The two bills reveal the split within the Republican Party between the pro-business wing and the anti-immigration wing. What initially looked like a political winner for the Republicans in the 2006 elections now appears to be far murkier. The Sensenbrenner/Frist wing had hoped to appeal to the baser instincts of the voters by connecting the dots (not too subtly) from undocumented immigrants, to criminals, to terrorists. Although it plays well on right wing radio it is not clear whether the public’s fear of another terrorist attack can be manipulated into an anti-immigration platform and finally into votes in November. The Republican hope is that this will be the same kind of wedge issue in 2006 that gay marriage was for the Republicans in 2004.

I think it is highly unlikely that the House version of the bill would ever pass both chambers (and vice versa). The pro-business Republicans in the Senate would not allow it. However, the controversy generated by this issue and the stark choices will make for good election year politicking.
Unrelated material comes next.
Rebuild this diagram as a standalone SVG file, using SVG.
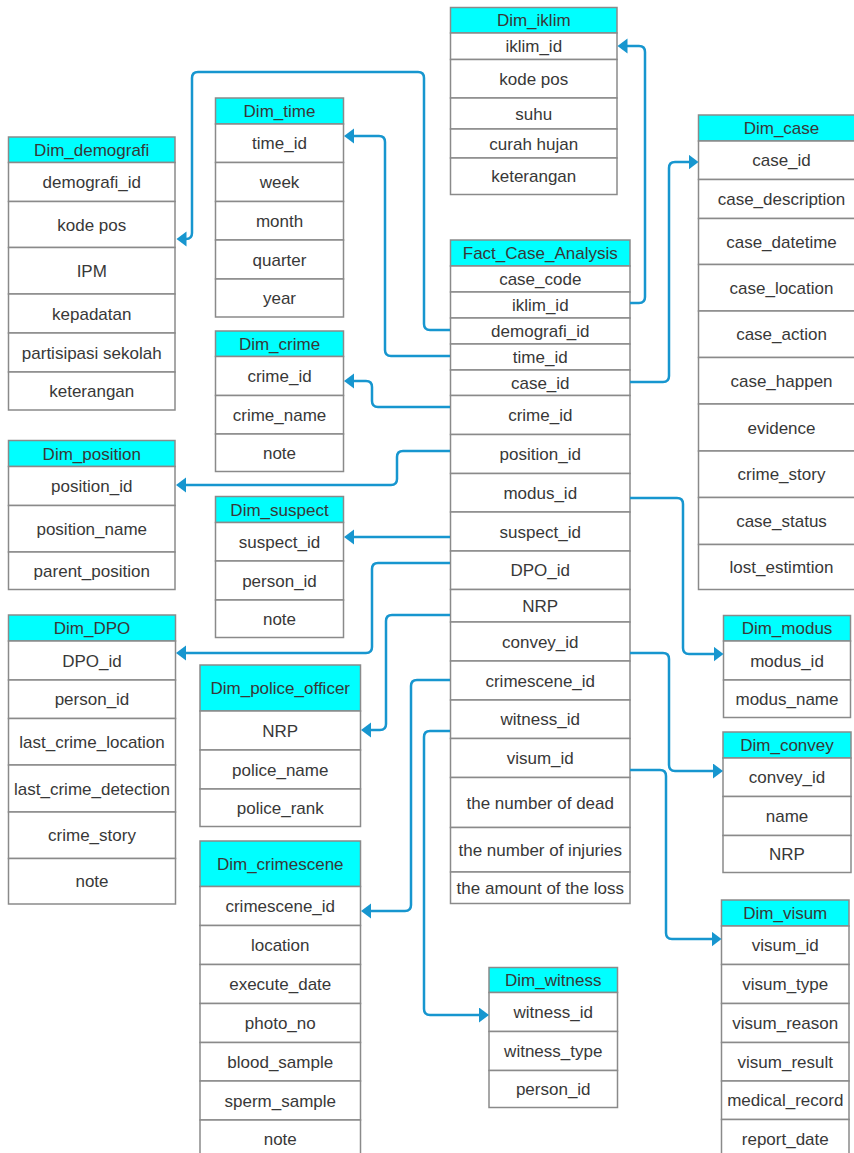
<svg xmlns="http://www.w3.org/2000/svg" width="854" height="1153" viewBox="0 0 854 1153">
<style>
.h{fill:#00FFFF;stroke:#8A8A8A;stroke-width:1.5}
.r{fill:#FFFFFF;stroke:#8A8A8A;stroke-width:1.5}
text{font-family:"Liberation Sans",Arial,sans-serif;font-size:17px;fill:#383838;text-anchor:middle}
.c{fill:none;stroke:#1796CF;stroke-width:2.5}
</style>
<defs>
<marker id="a" markerUnits="userSpaceOnUse" markerWidth="11" markerHeight="16" refX="1" refY="7.5" orient="auto">
<path d="M0,0 L10,7.5 L0,15 z" fill="#1796CF"/>
</marker>
</defs>
<rect width="854" height="1153" fill="#FFFFFF"/>

<g id="Dim_iklim">
<rect class="h" x="450.5" y="7.5" width="166.5" height="25.5"/>
<rect class="r" x="450.5" y="33" width="166.5" height="26.5"/>
<rect class="r" x="450.5" y="59.5" width="166.5" height="38.5"/>
<rect class="r" x="450.5" y="98" width="166.5" height="31"/>
<rect class="r" x="450.5" y="129" width="166.5" height="29"/>
<rect class="r" x="450.5" y="158" width="166.5" height="36.5"/>
<text x="533.75" y="26">Dim_iklim</text>
<text x="533.75" y="52">iklim_id</text>
<text x="533.75" y="85">kode pos</text>
<text x="533.75" y="119.5">suhu</text>
<text x="533.75" y="149.5">curah hujan</text>
<text x="533.75" y="182">keterangan</text>
</g>

<g id="Dim_demografi">
<rect class="h" x="8.5" y="137" width="166.5" height="25.5"/>
<rect class="r" x="8.5" y="162.5" width="166.5" height="39"/>
<rect class="r" x="8.5" y="201.5" width="166.5" height="46"/>
<rect class="r" x="8.5" y="247.5" width="166.5" height="46.5"/>
<rect class="r" x="8.5" y="294" width="166.5" height="39"/>
<rect class="r" x="8.5" y="333" width="166.5" height="39"/>
<rect class="r" x="8.5" y="372" width="166.5" height="38"/>
<text x="91.75" y="155.75">Dim_demografi</text>
<text x="91.75" y="188">demografi_id</text>
<text x="91.75" y="230.5">kode pos</text>
<text x="91.75" y="276.75">IPM</text>
<text x="91.75" y="319.5">kepadatan</text>
<text x="91.75" y="358.5">partisipasi sekolah</text>
<text x="91.75" y="397">keterangan</text>
</g>

<g id="Dim_time">
<rect class="h" x="215.5" y="98" width="128" height="26"/>
<rect class="r" x="215.5" y="124" width="128" height="38.5"/>
<rect class="r" x="215.5" y="162.5" width="128" height="39"/>
<rect class="r" x="215.5" y="201.5" width="128" height="38.5"/>
<rect class="r" x="215.5" y="240" width="128" height="39"/>
<rect class="r" x="215.5" y="279" width="128" height="38"/>
<text x="279.5" y="117">Dim_time</text>
<text x="279.5" y="149.25">time_id</text>
<text x="279.5" y="188">week</text>
<text x="279.5" y="226.75">month</text>
<text x="279.5" y="265.5">quarter</text>
<text x="279.5" y="304">year</text>
</g>

<g id="Dim_crime">
<rect class="h" x="215.5" y="331" width="128" height="25.5"/>
<rect class="r" x="215.5" y="356.5" width="128" height="39"/>
<rect class="r" x="215.5" y="395.5" width="128" height="38.5"/>
<rect class="r" x="215.5" y="434" width="128" height="37.5"/>
<text x="279.5" y="349.75">Dim_crime</text>
<text x="279.5" y="382">crime_id</text>
<text x="279.5" y="420.75">crime_name</text>
<text x="279.5" y="458.75">note</text>
</g>

<g id="Dim_position">
<rect class="h" x="8.5" y="440.5" width="166.5" height="26"/>
<rect class="r" x="8.5" y="466.5" width="166.5" height="39"/>
<rect class="r" x="8.5" y="505.5" width="166.5" height="46.5"/>
<rect class="r" x="8.5" y="552" width="166.5" height="37.5"/>
<text x="91.75" y="459.5">Dim_position</text>
<text x="91.75" y="492">position_id</text>
<text x="91.75" y="534.75">position_name</text>
<text x="91.75" y="576.75">parent_position</text>
</g>

<g id="Dim_suspect">
<rect class="h" x="215.5" y="496.5" width="128" height="26"/>
<rect class="r" x="215.5" y="522.5" width="128" height="38.5"/>
<rect class="r" x="215.5" y="561" width="128" height="39"/>
<rect class="r" x="215.5" y="600" width="128" height="37.5"/>
<text x="279.5" y="515.5">Dim_suspect</text>
<text x="279.5" y="547.75">suspect_id</text>
<text x="279.5" y="586.5">person_id</text>
<text x="279.5" y="624.75">note</text>
</g>

<g id="Dim_DPO">
<rect class="h" x="8.5" y="615" width="167" height="26"/>
<rect class="r" x="8.5" y="641" width="167" height="39"/>
<rect class="r" x="8.5" y="680" width="167" height="38.5"/>
<rect class="r" x="8.5" y="718.5" width="167" height="46.5"/>
<rect class="r" x="8.5" y="765" width="167" height="47"/>
<rect class="r" x="8.5" y="812" width="167" height="46.5"/>
<rect class="r" x="8.5" y="858.5" width="167" height="45.5"/>
<text x="92" y="634">Dim_DPO</text>
<text x="92" y="666.5">DPO_id</text>
<text x="92" y="705.25">person_id</text>
<text x="92" y="747.75">last_crime_location</text>
<text x="92" y="794.5">last_crime_detection</text>
<text x="92" y="841.25">crime_story</text>
<text x="92" y="887.25">note</text>
</g>

<g id="Dim_police_officer">
<rect class="h" x="200" y="665" width="160.5" height="46"/>
<rect class="r" x="200" y="711" width="160.5" height="39"/>
<rect class="r" x="200" y="750" width="160.5" height="39"/>
<rect class="r" x="200" y="789" width="160.5" height="37.5"/>
<text x="280.25" y="694">Dim_police_officer</text>
<text x="280.25" y="736.5">NRP</text>
<text x="280.25" y="775.5">police_name</text>
<text x="280.25" y="813.75">police_rank</text>
</g>

<g id="Dim_crimescene">
<rect class="h" x="200" y="841" width="160.5" height="45.5"/>
<rect class="r" x="200" y="886.5" width="160.5" height="39"/>
<rect class="r" x="200" y="925.5" width="160.5" height="39"/>
<rect class="r" x="200" y="964.5" width="160.5" height="39"/>
<rect class="r" x="200" y="1003.5" width="160.5" height="39"/>
<rect class="r" x="200" y="1042.5" width="160.5" height="38.5"/>
<rect class="r" x="200" y="1081" width="160.5" height="39"/>
<rect class="r" x="200" y="1120" width="160.5" height="45"/>
<text x="280.25" y="869.75">Dim_crimescene</text>
<text x="280.25" y="912">crimescene_id</text>
<text x="280.25" y="951">location</text>
<text x="280.25" y="990">execute_date</text>
<text x="280.25" y="1029">photo_no</text>
<text x="280.25" y="1067.75">blood_sample</text>
<text x="280.25" y="1106.5">sperm_sample</text>
<text x="280.25" y="1145">note</text>
</g>

<g id="Dim_witness">
<rect class="h" x="489" y="967.5" width="128.5" height="25"/>
<rect class="r" x="489" y="992.5" width="128.5" height="39"/>
<rect class="r" x="489" y="1031.5" width="128.5" height="39"/>
<rect class="r" x="489" y="1070.5" width="128.5" height="37"/>
<text x="553.25" y="986">Dim_witness</text>
<text x="553.25" y="1018">witness_id</text>
<text x="553.25" y="1057">witness_type</text>
<text x="553.25" y="1095">person_id</text>
</g>

<g id="Fact_Case_Analysis">
<rect class="h" x="450.5" y="240" width="179.5" height="26"/>
<rect class="r" x="450.5" y="266" width="179.5" height="26"/>
<rect class="r" x="450.5" y="292" width="179.5" height="26"/>
<rect class="r" x="450.5" y="318" width="179.5" height="26"/>
<rect class="r" x="450.5" y="344" width="179.5" height="26"/>
<rect class="r" x="450.5" y="370" width="179.5" height="25.5"/>
<rect class="r" x="450.5" y="395.5" width="179.5" height="39"/>
<rect class="r" x="450.5" y="434.5" width="179.5" height="39"/>
<rect class="r" x="450.5" y="473.5" width="179.5" height="38.5"/>
<rect class="r" x="450.5" y="512" width="179.5" height="39"/>
<rect class="r" x="450.5" y="551" width="179.5" height="38.5"/>
<rect class="r" x="450.5" y="589.5" width="179.5" height="32.5"/>
<rect class="r" x="450.5" y="622" width="179.5" height="39"/>
<rect class="r" x="450.5" y="661" width="179.5" height="39"/>
<rect class="r" x="450.5" y="700" width="179.5" height="38.5"/>
<rect class="r" x="450.5" y="738.5" width="179.5" height="39"/>
<rect class="r" x="450.5" y="777.5" width="179.5" height="50"/>
<rect class="r" x="450.5" y="827.5" width="179.5" height="44.5"/>
<rect class="r" x="450.5" y="872" width="179.5" height="31.5"/>
<text x="540.25" y="259">Fact_Case_Analysis</text>
<text x="540.25" y="285">case_code</text>
<text x="540.25" y="311">iklim_id</text>
<text x="540.25" y="337">demografi_id</text>
<text x="540.25" y="363">time_id</text>
<text x="540.25" y="388.75">case_id</text>
<text x="540.25" y="421">crime_id</text>
<text x="540.25" y="460">position_id</text>
<text x="540.25" y="498.75">modus_id</text>
<text x="540.25" y="537.5">suspect_id</text>
<text x="540.25" y="576.25">DPO_id</text>
<text x="540.25" y="611.75">NRP</text>
<text x="540.25" y="647.5">convey_id</text>
<text x="540.25" y="686.5">crimescene_id</text>
<text x="540.25" y="725.25">witness_id</text>
<text x="540.25" y="764">visum_id</text>
<text x="540.25" y="808.5">the number of dead</text>
<text x="540.25" y="855.75">the number of injuries</text>
<text x="540.25" y="893.75">the amount of the loss</text>
</g>

<g id="Dim_case">
<rect class="h" x="698.5" y="115" width="166" height="26"/>
<rect class="r" x="698.5" y="141" width="166" height="38.5"/>
<rect class="r" x="698.5" y="179.5" width="166" height="39"/>
<rect class="r" x="698.5" y="218.5" width="166" height="46"/>
<rect class="r" x="698.5" y="264.5" width="166" height="46.5"/>
<rect class="r" x="698.5" y="311" width="166" height="46.5"/>
<rect class="r" x="698.5" y="357.5" width="166" height="46.5"/>
<rect class="r" x="698.5" y="404" width="166" height="47"/>
<rect class="r" x="698.5" y="451" width="166" height="46.5"/>
<rect class="r" x="698.5" y="497.5" width="166" height="47"/>
<rect class="r" x="698.5" y="544.5" width="166" height="45"/>
<text x="781.5" y="134">Dim_case</text>
<text x="781.5" y="166.25">case_id</text>
<text x="781.5" y="205">case_description</text>
<text x="781.5" y="247.5">case_datetime</text>
<text x="781.5" y="293.75">case_location</text>
<text x="781.5" y="340.25">case_action</text>
<text x="781.5" y="386.75">case_happen</text>
<text x="781.5" y="433.5">evidence</text>
<text x="781.5" y="480.25">crime_story</text>
<text x="781.5" y="527">case_status</text>
<text x="781.5" y="573">lost_estimtion</text>
</g>

<g id="Dim_modus">
<rect class="h" x="723.5" y="615.5" width="127" height="25.5"/>
<rect class="r" x="723.5" y="641" width="127" height="39"/>
<rect class="r" x="723.5" y="680" width="127" height="37.5"/>
<text x="787" y="634.25">Dim_modus</text>
<text x="787" y="666.5">modus_id</text>
<text x="787" y="704.75">modus_name</text>
</g>

<g id="Dim_convey">
<rect class="h" x="723" y="732" width="128" height="26"/>
<rect class="r" x="723" y="758" width="128" height="38.5"/>
<rect class="r" x="723" y="796.5" width="128" height="39"/>
<rect class="r" x="723" y="835.5" width="128" height="37"/>
<text x="787" y="751">Dim_convey</text>
<text x="787" y="783.25">convey_id</text>
<text x="787" y="822">name</text>
<text x="787" y="860">NRP</text>
</g>

<g id="Dim_visum">
<rect class="h" x="721.5" y="900" width="127.5" height="26"/>
<rect class="r" x="721.5" y="926" width="127.5" height="38.5"/>
<rect class="r" x="721.5" y="964.5" width="127.5" height="39"/>
<rect class="r" x="721.5" y="1003.5" width="127.5" height="39"/>
<rect class="r" x="721.5" y="1042.5" width="127.5" height="38.5"/>
<rect class="r" x="721.5" y="1081" width="127.5" height="38.5"/>
<rect class="r" x="721.5" y="1119.5" width="127.5" height="45"/>
<text x="785.25" y="919">Dim_visum</text>
<text x="785.25" y="951.25">visum_id</text>
<text x="785.25" y="990">visum_type</text>
<text x="785.25" y="1029">visum_reason</text>
<text x="785.25" y="1067.75">visum_result</text>
<text x="785.25" y="1106.25">medical_record</text>
<text x="785.25" y="1145">report_date</text>
</g>

<g id="connectors">
<path class="c" marker-end="url(#a)" d="M630,303 H639 Q645,303 645,297 V52 Q645,46 639,46 H626.5"/>
<path class="c" marker-end="url(#a)" d="M450,330 H430 Q424,330 424,324 V78 Q424,72 418,72 H198 Q192,72 192,78 V233 Q192,239 186,239 H185.5"/>
<path class="c" marker-end="url(#a)" d="M450,356 H391 Q385,356 385,350 V142 Q385,136 379,136 H353"/>
<path class="c" marker-end="url(#a)" d="M450,407 H378 Q372,407 372,401 V387 Q372,381 366,381 H353"/>
<path class="c" marker-end="url(#a)" d="M450,451 H403 Q397,451 397,457 V479 Q397,485 391,485 H185"/>
<path class="c" marker-end="url(#a)" d="M450,537 H353"/>
<path class="c" marker-end="url(#a)" d="M450,563 H378 Q372,563 372,569 V647 Q372,653 366,653 H185"/>
<path class="c" marker-end="url(#a)" d="M450,615 H392 Q386,615 386,621 V724 Q386,730 380,730 H370"/>
<path class="c" marker-end="url(#a)" d="M450,680 H417 Q411,680 411,686 V905 Q411,911 405,911 H370"/>
<path class="c" marker-end="url(#a)" d="M450,731 H430 Q424,731 424,737 V1009 Q424,1015 430,1015 H480"/>
<path class="c" marker-end="url(#a)" d="M630,382 H663 Q669,382 669,376 V168 Q669,162 675,162 H689.5"/>
<path class="c" marker-end="url(#a)" d="M630,498 H677 Q683,498 683,504 V648 Q683,654 689,654 H714.5"/>
<path class="c" marker-end="url(#a)" d="M630,653 H663 Q669,653 669,659 V765 Q669,771 675,771 H714"/>
<path class="c" marker-end="url(#a)" d="M630,770 H660 Q666,770 666,776 V933 Q666,939 672,939 H712.5"/>
</g>
</svg>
Expect to see Republicans beat the drum pretty hard on this issue if they start getting traction with the voters, but also expect to see no legislative action. Either the bill stalls in the Senate or the two bills become comatose in conference. When you cannot run on your record and have to run away from the President, appealing to the baser instincts of the electorate always seems like a good idea.

So, where does that leave the very real issue of immigration reform? Nowhere, I’m afraid. The urgent need to balance the right of a nation to secure its borders and the great tradition of this country to welcome people seeking a better life will not be addressed this election year. The 11 million undocumented immigrants and the American public will spend another year out in the cold.